Spending constraints urged

Finally, the report was critical of the Alberta government’s lack of overall spending restraints and the absence of a firm policy for its heritage fund.

“Alberta should implement allocation and withdrawal rules for its heritage fund; preferably it should save all its oil revenues in a foreign asset fund, as Norway does,” it said.

“The federal government should consider doing likewise for revenues resulting from transitory terms-of-trade gains.”

It said that applying the Norwegian model by investing in foreign currencies would take the upward pressure off a strong Canadian dollar, which is being driven higher by the resource boom, and prevent the weakening international competitiveness of its manufacturing sector.

The OECD said the Alberta government should more systematically increase contributions to its heritage fund.

“Fiscal policy in Alberta should be more prudent,” the 160-page report said, adding that other countries have shown “much more restraint and foresight in managing their resource revenues to mitigate boom and bust cycles.”

Federal fund recommended

On the federal side, the OECD said a fund would provide a cushion against a fall in prices or future depletion of the resources.

“The general justification for such funds is that some share of government revenues derived from the exploitation of non-renewable resources should be put aside for the future,” it said.

Gurria, a former Mexican finance minister, said it is something his country “should have done, but didn’t.”

“Canadians know what to do; all we have to do is remind them what is happening in other places,” he said.

Gurria said Alberta could become a major investor on the world stage at a time when major projects are desperate for money from sovereign wealth funds.

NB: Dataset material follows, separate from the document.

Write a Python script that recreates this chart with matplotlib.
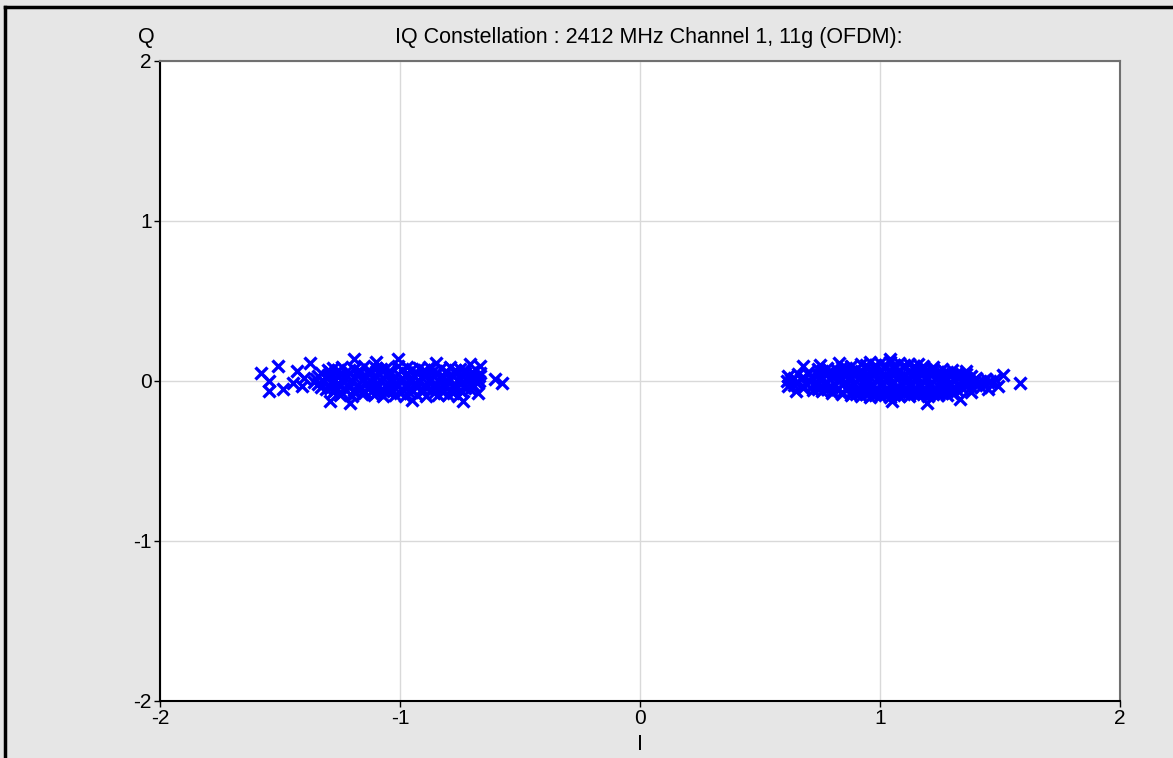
import numpy as np
import matplotlib
matplotlib.use("Agg")
import matplotlib.pyplot as plt
from matplotlib.lines import Line2D

plt.rcParams['font.family'] = ['Liberation Sans', 'DejaVu Sans']

title = "IQ Constellation : 2412 MHz Channel 1, 11g (OFDM):"
ticks = [-2, -1, 0, 1, 2]
tick_labels = ["-2", "-1", "0", "1", "2"]

# symbols around -1 (I, Q)
left_pts = [
    (-1.28, 0.082), (-1.24, 0.089), (-1.19, 0.078), (-1.15, 0.091), (-1.10, 0.084), (-1.06, 0.080),
    (-1.01, 0.093), (-0.97, 0.086), (-0.92, 0.079), (-0.88, 0.088), (-0.83, 0.083), (-0.79, 0.090),
    (-0.75, 0.076),
    (-1.30, 0.066), (-1.26, 0.071), (-1.22, 0.064), (-1.17, 0.070), (-1.13, 0.067), (-1.08, 0.073),
    (-1.04, 0.065), (-0.99, 0.069), (-0.95, 0.072), (-0.90, 0.066), (-0.86, 0.070), (-0.81, 0.064),
    (-0.77, 0.071), (-0.73, 0.068),
    (-1.33, 0.048), (-1.29, 0.055), (-1.25, 0.043), (-1.21, 0.052), (-1.17, 0.058), (-1.13, 0.046),
    (-1.09, 0.051), (-1.05, 0.056), (-1.01, 0.044), (-0.97, 0.053), (-0.93, 0.049), (-0.89, 0.057),
    (-0.85, 0.045), (-0.81, 0.054), (-0.77, 0.050), (-0.73, 0.047), (-0.70, 0.059),
    (-1.34, 0.031), (-1.30, 0.036), (-1.26, 0.029), (-1.22, 0.034), (-1.18, 0.038), (-1.14, 0.030),
    (-1.10, 0.033), (-1.06, 0.037), (-1.02, 0.028), (-0.98, 0.035), (-0.94, 0.032), (-0.90, 0.039),
    (-0.86, 0.030), (-0.82, 0.034), (-0.78, 0.031), (-0.74, 0.036), (-0.70, 0.029), (-0.67, 0.033),
    (-1.35, 0.012), (-1.31, 0.020), (-1.27, 0.008), (-1.23, 0.017), (-1.19, 0.022), (-1.15, 0.011),
    (-1.11, 0.015), (-1.07, 0.019), (-1.03, 0.009), (-0.99, 0.018), (-0.95, 0.014), (-0.91, 0.021),
    (-0.87, 0.010), (-0.83, 0.016), (-0.79, 0.013), (-0.75, 0.020), (-0.71, 0.011), (-0.68, 0.017),
    (-1.36, -0.004), (-1.32, 0.002), (-1.28, -0.006), (-1.24, 0.001), (-1.20, -0.003), (-1.16, 0.004),
    (-1.12, -0.005), (-1.08, 0.000), (-1.04, -0.002), (-1.00, 0.003), (-0.96, -0.006), (-0.92, 0.001),
    (-0.88, -0.003), (-0.84, 0.002), (-0.80, -0.004), (-0.76, 0.001), (-0.72, -0.002), (-0.67, 0.000),
    (-1.34, -0.018), (-1.30, -0.024), (-1.26, -0.015), (-1.22, -0.022), (-1.18, -0.027), (-1.14, -0.016),
    (-1.10, -0.021), (-1.06, -0.025), (-1.02, -0.014), (-0.98, -0.023), (-0.94, -0.019), (-0.90, -0.026),
    (-0.86, -0.017), (-0.82, -0.020), (-0.78, -0.024), (-0.74, -0.015), (-0.70, -0.022), (-0.68, -0.012),
    (-1.33, -0.036), (-1.29, -0.041), (-1.25, -0.034), (-1.21, -0.039), (-1.17, -0.043), (-1.13, -0.035),
    (-1.09, -0.038), (-1.05, -0.042), (-1.01, -0.033), (-0.97, -0.040), (-0.93, -0.037), (-0.89, -0.044),
    (-0.85, -0.035), (-0.81, -0.039), (-0.77, -0.036), (-0.73, -0.041), (-0.69, -0.034),
    (-1.31, -0.052), (-1.27, -0.058), (-1.23, -0.049), (-1.19, -0.056), (-1.15, -0.061), (-1.11, -0.050),
    (-1.07, -0.055), (-1.03, -0.060), (-0.99, -0.048), (-0.95, -0.057), (-0.91, -0.053), (-0.87, -0.059),
    (-0.83, -0.051), (-0.79, -0.054), (-0.75, -0.058), (-0.71, -0.049),
    (-1.28, -0.070), (-1.24, -0.075), (-1.19, -0.068), (-1.15, -0.074), (-1.10, -0.077), (-1.05, -0.069),
    (-1.00, -0.073), (-0.96, -0.076), (-0.91, -0.070), (-0.86, -0.074), (-0.82, -0.071), (-0.78, -0.075),
    (-0.74, -0.069),
    (-1.25, -0.088), (-1.20, -0.093), (-1.16, -0.084), (-1.11, -0.090), (-1.07, -0.095), (-1.02, -0.086),
    (-0.98, -0.091), (-0.93, -0.087), (-0.89, -0.094), (-0.84, -0.085), (-0.80, -0.089), (-0.76, -0.092),
    # stragglers
    (-1.58, 0.05), (-1.51, 0.094), (-1.545, 0.0), (-1.545, -0.062), (-1.486, -0.052), (-1.444, -0.01),
    (-1.43, 0.062), (-1.41, -0.03), (-1.375, 0.115), (-1.29, -0.125), (-1.19, 0.135), (-1.01, 0.135),
    (-1.21, -0.135), (-0.708, 0.105), (-0.667, 0.094), (-0.667, 0.05), (-0.604, 0.01), (-0.576, -0.01),
    (-0.674, -0.073), (-0.736, -0.125), (-1.10, 0.12), (-0.85, 0.115), (-0.95, -0.12), (-1.40, 0.02),
]

# symbols around +1
right_pts = [
    (0.92, 0.108), (0.96, 0.116), (1.00, 0.112), (1.04, 0.121), (1.08, 0.114), (1.12, 0.109), (1.16, 0.104),
    (0.84, 0.090), (0.88, 0.096), (0.94, 0.098), (0.98, 0.101), (1.02, 0.097), (1.06, 0.103), (1.10, 0.099),
    (1.14, 0.094), (1.18, 0.092), (1.22, 0.089),
    (0.74, 0.072), (0.78, 0.079), (0.82, 0.070), (0.86, 0.081), (0.90, 0.076), (0.94, 0.083), (0.98, 0.074),
    (1.02, 0.080), (1.06, 0.077), (1.10, 0.085), (1.14, 0.073), (1.18, 0.078), (1.22, 0.071), (1.26, 0.076),
    (1.30, 0.068),
    (0.70, 0.055), (0.76, 0.060), (0.80, 0.057), (0.84, 0.062), (0.88, 0.059), (0.92, 0.064), (0.96, 0.056),
    (1.00, 0.061), (1.04, 0.058), (1.08, 0.063), (1.12, 0.057), (1.16, 0.060), (1.20, 0.055), (1.24, 0.059),
    (1.28, 0.054), (1.32, 0.051), (1.36, 0.046),
    (0.66, 0.041), (0.70, 0.046), (0.74, 0.037), (0.78, 0.043), (0.82, 0.049), (0.86, 0.038), (0.90, 0.044),
    (0.94, 0.040), (0.98, 0.047), (1.02, 0.036), (1.06, 0.045), (1.10, 0.042), (1.14, 0.039), (1.18, 0.048),
    (1.22, 0.041), (1.26, 0.037), (1.30, 0.044), (1.34, 0.035), (1.38, 0.030),
    (0.64, 0.021), (0.68, 0.026), (0.72, 0.019), (0.76, 0.024), (0.80, 0.028), (0.84, 0.020), (0.88, 0.025),
    (0.92, 0.022), (0.96, 0.027), (1.00, 0.018), (1.04, 0.023), (1.08, 0.026), (1.12, 0.020), (1.16, 0.024),
    (1.20, 0.021), (1.24, 0.025), (1.28, 0.019), (1.32, 0.023), (1.36, 0.018), (1.40, 0.016), (1.44, 0.012),
    (0.63, 0.004), (0.67, 0.010), (0.71, 0.001), (0.75, 0.008), (0.79, 0.012), (0.83, 0.003), (0.87, 0.007),
    (0.91, 0.011), (0.95, 0.002), (0.99, 0.009), (1.03, 0.006), (1.07, 0.013), (1.11, 0.001), (1.15, 0.008),
    (1.19, 0.005), (1.23, 0.011), (1.27, 0.003), (1.31, 0.007), (1.35, 0.002), (1.39, 0.006), (1.43, -0.002),
    (0.65, -0.012), (0.69, -0.016), (0.73, -0.010), (0.77, -0.014), (0.81, -0.018), (0.85, -0.011),
    (0.89, -0.015), (0.93, -0.013), (0.97, -0.017), (1.01, -0.010), (1.05, -0.014), (1.09, -0.019),
    (1.13, -0.012), (1.17, -0.016), (1.21, -0.011), (1.25, -0.015), (1.29, -0.013), (1.33, -0.017),
    (1.37, -0.010), (1.41, -0.014), (1.45, -0.008),
    (0.64, -0.028), (0.68, -0.034), (0.72, -0.025), (0.76, -0.031), (0.80, -0.037), (0.84, -0.026),
    (0.88, -0.032), (0.92, -0.029), (0.96, -0.035), (1.00, -0.027), (1.04, -0.033), (1.08, -0.038),
    (1.12, -0.030), (1.16, -0.026), (1.20, -0.034), (1.24, -0.029), (1.28, -0.032), (1.32, -0.027),
    (1.36, -0.031), (1.40, -0.024),
    (0.68, -0.045), (0.74, -0.050), (0.78, -0.047), (0.82, -0.052), (0.86, -0.049), (0.90, -0.054),
    (0.94, -0.046), (0.98, -0.051), (1.02, -0.055), (1.06, -0.048), (1.10, -0.053), (1.14, -0.047),
    (1.18, -0.051), (1.22, -0.049), (1.26, -0.046), (1.30, -0.050), (1.34, -0.044), (1.38, -0.040),
    (0.72, -0.058), (0.76, -0.064), (0.80, -0.061), (0.84, -0.067), (0.88, -0.070), (0.92, -0.062),
    (0.96, -0.068), (1.00, -0.073), (1.04, -0.066), (1.08, -0.071), (1.12, -0.063), (1.16, -0.069),
    (1.20, -0.072), (1.24, -0.065), (1.28, -0.060), (1.32, -0.058),
    (0.80, -0.076), (0.84, -0.080), (0.90, -0.083), (0.94, -0.079), (0.98, -0.085), (1.02, -0.081),
    (1.06, -0.086), (1.10, -0.082), (1.14, -0.078), (1.18, -0.084), (1.22, -0.080), (1.26, -0.077),
    (1.30, -0.074),
    (0.88, -0.089), (0.92, -0.094), (0.96, -0.097), (1.00, -0.091), (1.04, -0.099), (1.08, -0.093),
    (1.12, -0.096), (1.16, -0.090), (1.20, -0.092), (1.24, -0.086),
    # stragglers
    (1.583, -0.01), (1.514, 0.04), (1.493, -0.03), (1.451, -0.05), (1.333, -0.115), (1.194, -0.135),
    (0.611, 0.0), (0.618, -0.03), (0.615, 0.03), (1.04, 0.14), (0.68, 0.094), (0.75, 0.10), (0.83, 0.11),
    (1.36, 0.062), (1.46, 0.0), (1.48, 0.015), (1.42, -0.04), (1.05, -0.125), (0.65, -0.06), (1.28, -0.09),
    (1.38, -0.07),
]

left = np.array(left_pts)
right = np.array(right_pts)

fig = plt.figure(figsize=(11.73, 7.58), dpi=100, facecolor='#e6e6e6')
ax = fig.add_axes([160/1173, 1 - 701/758, 960/1173, 640/758])
ax.set_facecolor('white')

for pts in (left, right):
    ax.plot(pts[:, 0], pts[:, 1], linestyle='none', marker='x', color='#0000ff',
            markersize=9, markeredgewidth=2.4, zorder=3)

ax.set_xlim(-2, 2)
ax.set_ylim(-2, 2)
ax.set_xticks(ticks)
ax.set_xticklabels(tick_labels)
ax.set_yticks(ticks)
ax.set_yticklabels(tick_labels)
ax.grid(True, color='#d9d9d9', linewidth=1)
ax.tick_params(direction='out', length=4, width=1, labelsize=15, pad=2, colors='black')

ax.spines['left'].set_color('black')
ax.spines['bottom'].set_color('black')
ax.spines['top'].set_color('#707070')
ax.spines['right'].set_color('#707070')
for s in ax.spines.values():
    s.set_linewidth(1.5)

fig.text(649/1173, 1 - 38/758, title, ha='center', va='center', fontsize=15.5)
fig.text(146/1173, 1 - 38/758, "Q", ha='center', va='center', fontsize=15.5)
fig.text(640/1173, 1 - 744/758, "I", ha='center', va='center', fontsize=15.5)

# outer frame (top and left edges only are visible)
fig.add_artist(Line2D([5/1173, 1], [1 - 7/758, 1 - 7/758], color='black', linewidth=2.5))
fig.add_artist(Line2D([5/1173, 5/1173], [0, 1 - 7/758], color='black', linewidth=2.5))

fig.savefig('out.png', dpi=100, facecolor=fig.get_facecolor())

The organization said energy revenues have filtered through the Canadian economy in the past to benefit all regions, but clearer policies are now required.

“With the gathering U.S. recession and depreciating U.S. dollar, the balance has been shifting,” it said. “This is straining the fiscal federal equilibrium (in Canada) and increasing demands for subsidies and transfers.” (There is already a rising demand in

Quebec for a fairer distribution of resource revenues.)

Alberta defends spending

Alberta Finance Minister Iris Evans defended her province’s use of oil and gas revenues to keep taxes low while spending interest from the fund.

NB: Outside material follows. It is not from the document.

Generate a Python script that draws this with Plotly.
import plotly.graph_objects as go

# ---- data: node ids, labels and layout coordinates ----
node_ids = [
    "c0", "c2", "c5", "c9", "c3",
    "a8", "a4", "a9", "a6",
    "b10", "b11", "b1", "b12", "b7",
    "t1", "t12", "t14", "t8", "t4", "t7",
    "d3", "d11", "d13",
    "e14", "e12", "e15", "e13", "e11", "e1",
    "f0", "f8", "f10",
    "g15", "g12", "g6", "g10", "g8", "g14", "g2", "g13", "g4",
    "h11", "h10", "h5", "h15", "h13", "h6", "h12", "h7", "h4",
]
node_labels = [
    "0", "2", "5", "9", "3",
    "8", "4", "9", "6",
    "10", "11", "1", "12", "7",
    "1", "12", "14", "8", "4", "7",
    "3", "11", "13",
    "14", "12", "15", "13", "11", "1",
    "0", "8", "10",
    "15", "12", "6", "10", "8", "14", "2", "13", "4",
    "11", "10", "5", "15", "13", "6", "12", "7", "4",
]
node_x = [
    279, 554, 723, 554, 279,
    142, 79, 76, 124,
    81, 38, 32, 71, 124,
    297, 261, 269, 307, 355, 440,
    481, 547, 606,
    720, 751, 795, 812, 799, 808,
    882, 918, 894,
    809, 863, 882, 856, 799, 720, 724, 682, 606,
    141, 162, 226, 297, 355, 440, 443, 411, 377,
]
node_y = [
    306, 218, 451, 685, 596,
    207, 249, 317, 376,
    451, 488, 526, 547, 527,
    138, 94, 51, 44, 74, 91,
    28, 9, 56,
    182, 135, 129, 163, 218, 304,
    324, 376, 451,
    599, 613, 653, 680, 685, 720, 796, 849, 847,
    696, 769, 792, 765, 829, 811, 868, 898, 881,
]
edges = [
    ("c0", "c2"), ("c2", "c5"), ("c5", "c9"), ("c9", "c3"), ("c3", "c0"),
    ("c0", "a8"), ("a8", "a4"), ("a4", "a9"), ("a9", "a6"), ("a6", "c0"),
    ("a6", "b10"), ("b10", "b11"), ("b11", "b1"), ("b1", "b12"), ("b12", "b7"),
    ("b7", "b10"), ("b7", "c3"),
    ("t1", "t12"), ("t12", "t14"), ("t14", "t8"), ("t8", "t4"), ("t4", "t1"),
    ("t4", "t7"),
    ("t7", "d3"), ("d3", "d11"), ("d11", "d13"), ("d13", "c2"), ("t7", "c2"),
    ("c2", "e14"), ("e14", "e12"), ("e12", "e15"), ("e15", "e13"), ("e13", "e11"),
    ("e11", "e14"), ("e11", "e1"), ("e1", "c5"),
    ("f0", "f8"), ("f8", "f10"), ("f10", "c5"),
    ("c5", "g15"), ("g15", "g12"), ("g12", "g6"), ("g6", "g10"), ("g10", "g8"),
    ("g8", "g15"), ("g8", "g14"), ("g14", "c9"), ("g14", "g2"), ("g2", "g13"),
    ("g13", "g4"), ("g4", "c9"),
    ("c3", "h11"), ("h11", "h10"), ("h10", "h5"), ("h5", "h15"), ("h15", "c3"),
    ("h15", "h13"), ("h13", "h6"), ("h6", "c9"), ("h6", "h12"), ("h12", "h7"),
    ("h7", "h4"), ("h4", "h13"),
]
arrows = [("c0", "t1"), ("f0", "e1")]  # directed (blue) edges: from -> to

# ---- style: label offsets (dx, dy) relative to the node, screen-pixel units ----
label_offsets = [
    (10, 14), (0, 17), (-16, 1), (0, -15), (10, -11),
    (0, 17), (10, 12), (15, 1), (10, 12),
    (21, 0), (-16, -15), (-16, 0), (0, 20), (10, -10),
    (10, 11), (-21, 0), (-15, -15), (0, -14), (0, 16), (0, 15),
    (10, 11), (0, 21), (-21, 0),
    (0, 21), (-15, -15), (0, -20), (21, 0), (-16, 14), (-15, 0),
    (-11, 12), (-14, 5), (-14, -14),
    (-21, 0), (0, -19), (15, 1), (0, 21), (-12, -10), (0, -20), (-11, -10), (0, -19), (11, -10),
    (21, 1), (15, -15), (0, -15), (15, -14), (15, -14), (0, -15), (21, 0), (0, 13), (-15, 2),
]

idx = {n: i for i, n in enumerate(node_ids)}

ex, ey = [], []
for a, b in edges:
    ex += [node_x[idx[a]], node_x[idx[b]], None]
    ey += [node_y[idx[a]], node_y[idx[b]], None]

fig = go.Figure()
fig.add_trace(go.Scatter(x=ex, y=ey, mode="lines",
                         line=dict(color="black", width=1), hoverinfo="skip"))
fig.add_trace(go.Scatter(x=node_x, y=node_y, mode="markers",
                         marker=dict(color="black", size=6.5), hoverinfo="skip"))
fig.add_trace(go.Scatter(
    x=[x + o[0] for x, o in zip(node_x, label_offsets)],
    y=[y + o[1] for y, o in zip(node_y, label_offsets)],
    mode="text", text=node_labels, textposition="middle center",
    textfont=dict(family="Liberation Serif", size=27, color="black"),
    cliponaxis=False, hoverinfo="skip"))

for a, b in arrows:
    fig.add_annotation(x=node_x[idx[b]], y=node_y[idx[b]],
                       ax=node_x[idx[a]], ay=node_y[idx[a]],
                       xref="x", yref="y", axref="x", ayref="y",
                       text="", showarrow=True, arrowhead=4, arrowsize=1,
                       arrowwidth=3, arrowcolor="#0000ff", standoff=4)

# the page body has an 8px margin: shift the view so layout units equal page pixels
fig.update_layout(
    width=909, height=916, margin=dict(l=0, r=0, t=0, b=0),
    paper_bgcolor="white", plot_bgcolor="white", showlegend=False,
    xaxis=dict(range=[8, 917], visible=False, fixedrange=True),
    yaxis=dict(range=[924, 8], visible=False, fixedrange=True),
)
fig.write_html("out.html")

She said Alberta has no choice but to improve its infrastructure and get the capital in place to support a population that grew by 103,000 last year.

“Managing the pressures of a robust economy comes with a price tag,” she said.

Andrew Plourde, head of the University of Alberta’s economics department, and Frank Atkins, an economist at the University of Calgary, both suggested the OECD seemed unaware that under Canada’s constitution natural resources are owned by the provinces.

However, Plourde said there is building pressure in Alberta for the government to take a more serious view of the ideas floated by the OECD, adding he would not be surprised to hear the theme echoed by the provincial government.

Federal Finance Minister Jim Flaherty, whose officials reviewed the OECD report before it was released and had a chance to comment, said the OECD recommendations were largely consistent with the “direction our government is taking.”

Specific OECD recommendations

The OECD recommended that:

• Canada’s central bank should consider lowering interest rates in the short term to stimulate the Canadian economy, but be prepared to raise them in 2009 when growth is back on track.

• Government budget surpluses risk turning into deficits if energy prices decline, so governments should rein in their spending.

• Energy production is bumping up against supply constraints, so more labor and resources should be made available by eliminating employment insurance incentives that keep workers in high-unemployment regions and by eliminating inter-provincial trade barriers.

• Governments need to devise and quickly implement a market-based system to control carbon emissions.